─── Records provided ───
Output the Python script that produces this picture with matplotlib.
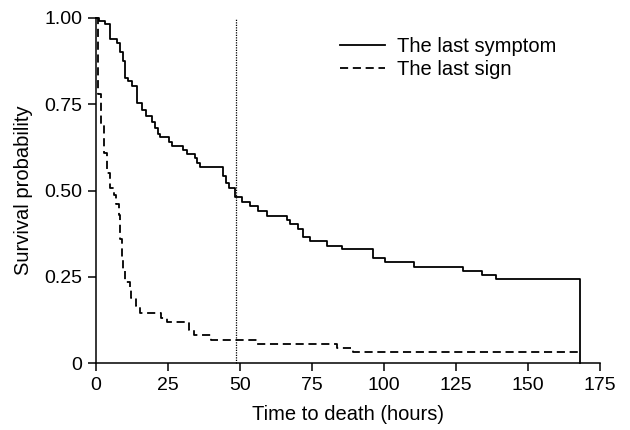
import numpy as np
import matplotlib
matplotlib.use('Agg')
import matplotlib.pyplot as plt

plt.rcParams['font.family'] = ['Liberation Sans', 'DejaVu Sans']

# Kaplan-Meier steps (hours, survival after the step)
symptom_t = [0, 1.2, 3.1, 4.9, 7.2, 8.3, 9.5, 10.1, 11.2, 12.4, 14.1, 15.9, 17.4,
             19.3, 20.5, 21.6, 22.2, 25.5, 26.3, 30.1, 31.5, 34.4, 35.2, 36.1,
             44.2, 45.0, 46.3, 48.3, 50.6, 53.5, 56.4, 59.3, 66.4, 67.4, 70.3,
             72.0, 74.3, 80.1, 85.3, 96.3, 100.3, 110.4, 127.3, 133.9, 138.9, 168]
symptom_s = [1.0, 0.991, 0.983, 0.938, 0.928, 0.902, 0.875, 0.827, 0.816, 0.803,
             0.755, 0.733, 0.717, 0.700, 0.680, 0.663, 0.654, 0.641, 0.630, 0.617,
             0.606, 0.593, 0.579, 0.567, 0.541, 0.523, 0.506, 0.482, 0.468, 0.454,
             0.442, 0.427, 0.414, 0.403, 0.388, 0.366, 0.355, 0.340, 0.330, 0.303,
             0.292, 0.278, 0.267, 0.256, 0.243, 0.0]

sign_t = [0, 0.6, 1.6, 2.9, 3.9, 4.9, 6.3, 7.0, 7.9, 8.3, 8.9, 9.4, 10.0, 11.8,
          12.3, 14.0, 15.2, 22.6, 24.5, 32.4, 34.0, 40.1, 55.8, 83.6, 89.3, 168]
sign_s = [1.0, 0.78, 0.69, 0.61, 0.55, 0.506, 0.487, 0.46, 0.43, 0.36, 0.30,
          0.27, 0.235, 0.217, 0.188, 0.165, 0.144, 0.13, 0.12, 0.096, 0.081,
          0.067, 0.055, 0.043, 0.032, 0.032]

cutoff = 48.6
xticks = [0, 25, 50, 75, 100, 125, 150, 175]
yticks = [0, 0.25, 0.5, 0.75, 1.0]
ytick_labels = ['0', '0.25', '0.50', '0.75', '1.00']

fig = plt.figure(figsize=(6.3, 4.3), dpi=100)
ax = fig.add_axes([96 / 630, 67 / 430, 504 / 630, 345 / 430])

ax.step(symptom_t, symptom_s, where='post', color='black', lw=1.3,
        label='The last symptom', clip_on=False)
ax.step(sign_t, sign_s, where='post', color='black', lw=1.3,
        linestyle=(0, (4.5, 2.6)), label='The last sign', clip_on=False)
ax.plot([cutoff, cutoff], [0, 1], color='black', lw=0.9, linestyle=(0, (1, 1)),
        clip_on=False)

ax.set_xlim(0, 175)
ax.set_ylim(0, 1)
ax.set_xticks(xticks)
ax.set_yticks(yticks)
ax.set_yticklabels(ytick_labels)
ax.tick_params(direction='out', length=6, width=1.1, labelsize=14, pad=4,
               colors='black')
for side in ['top', 'right']:
    ax.spines[side].set_visible(False)
for side in ['left', 'bottom']:
    ax.spines[side].set_linewidth(1.1)

ax.set_xlabel('Time to death (hours)', fontsize=14.5, labelpad=8)
ax.set_ylabel('Survival probability', fontsize=14.5, labelpad=8)

ax.legend(loc='upper left', bbox_to_anchor=(0.465, 0.975), frameon=False,
          fontsize=14.5, handlelength=2.2, handletextpad=0.6, borderpad=0,
          labelspacing=0.2)

fig.savefig('out.png', dpi=100)
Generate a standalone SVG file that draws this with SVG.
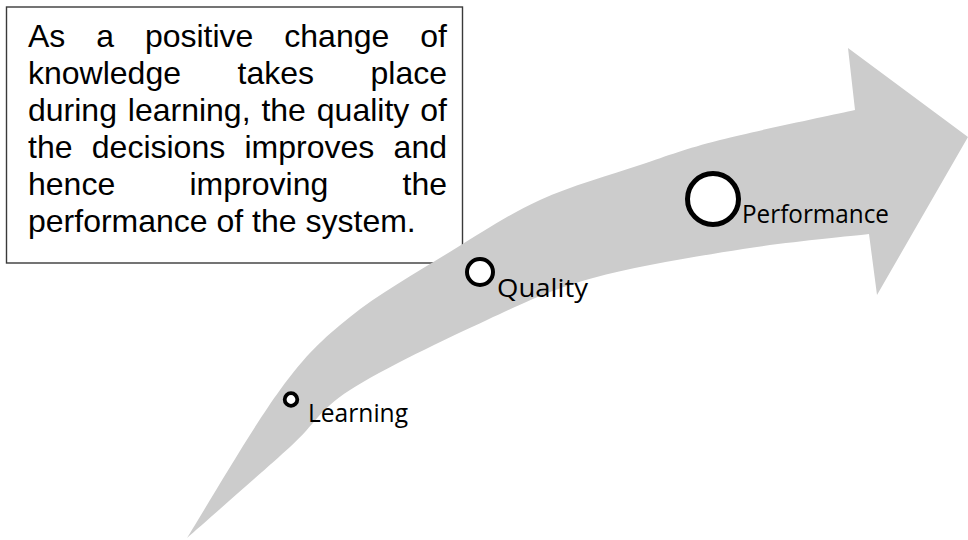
<svg xmlns="http://www.w3.org/2000/svg" width="968" height="540" viewBox="0 0 968 540">
<style>
.box{fill:#ffffff;stroke:#3a3a3a;stroke-width:1.4}
.body{font-family:"Liberation Sans",Arial,sans-serif;font-size:32px;fill:#000}
.arrow{fill:#cccccc;stroke:none}
.dot{fill:#ffffff;stroke:#000000}
.lbl{font-family:"Open Sans","Noto Sans",sans-serif;font-size:26px;fill:#000}
</style>
<rect width="968" height="540" fill="#ffffff"/>
<g id="note">
<rect class="box" x="6.5" y="7" width="456" height="256"/>
<text class="body"><tspan x="28" y="47">As</tspan><tspan x="96.2" y="47">a</tspan><tspan x="144.9" y="47">positive</tspan><tspan x="284.3" y="47">change</tspan><tspan x="447" y="47" text-anchor="end">of</tspan></text>
<text class="body"><tspan x="28" y="84">knowledge</tspan><tspan x="237.5" y="84">takes</tspan><tspan x="447" y="84" text-anchor="end">place</tspan></text>
<text class="body"><tspan x="28" y="121">during</tspan><tspan x="127.8" y="121">learning,</tspan><tspan x="261.4" y="121">the</tspan><tspan x="316.8" y="121">quality</tspan><tspan x="447" y="121" text-anchor="end">of</tspan></text>
<text class="body"><tspan x="28" y="158">the</tspan><tspan x="91.8" y="158">decisions</tspan><tspan x="244.5" y="158">improves</tspan><tspan x="447" y="158" text-anchor="end">and</tspan></text>
<text class="body"><tspan x="28" y="195">hence</tspan><tspan x="189.5" y="195">improving</tspan><tspan x="447" y="195" text-anchor="end">the</tspan></text>
<text class="body" x="28" y="232">performance of the system.</text>
</g>
<g id="connectors">
<path id="arrow" class="arrow" d="M187,538 C202.5,513.3 252.8,426.8 280,390 C307.2,353.2 321.2,340.3 350,317 C378.8,293.7 421.3,269.5 453,250 C484.7,230.5 508.8,214.2 540,200 C571.2,185.8 610,175 640,165 C670,155 684.2,149.2 720,140 C755.8,130.8 832.5,115 855,110 L848,48 L968,137 L877,295 L869,234 C848,236.5 789,241.7 743,249 C697,256.3 635.7,266.2 593,278 C550.3,289.8 527.5,301.3 487,320 C446.5,338.7 382.8,368.8 350,390 C317.2,411.2 317.2,422.3 290,447 C262.8,471.7 204.2,522.8 187,538 Z"/>
</g>
<g id="learning">
<circle class="dot" cx="291" cy="399.5" r="6.3" stroke-width="3.8"/>
<text class="lbl" x="308" y="422" textLength="100" lengthAdjust="spacingAndGlyphs">Learning</text>
</g>
<g id="quality">
<circle class="dot" cx="480" cy="272" r="13" stroke-width="4"/>
<text class="lbl" x="497" y="297" textLength="91" lengthAdjust="spacingAndGlyphs">Quality</text>
</g>
<g id="performance">
<circle class="dot" cx="713" cy="199" r="25.5" stroke-width="5"/>
<text class="lbl" x="742" y="223" textLength="147" lengthAdjust="spacingAndGlyphs">Performance</text>
</g>
</svg>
───
**Stated problem:** Leave the pictures out, and restate exactly the lines from the start of the records through the one that contains "plt.rcParams['font.family'] = ['Liberation".

**The completed task:**
Output the Python script that produces this picture with matplotlib.
import numpy as np
import matplotlib
matplotlib.use('Agg')
import matplotlib.pyplot as plt

plt.rcParams['font.family'] = ['Liberation Sans', 'DejaVu Sans']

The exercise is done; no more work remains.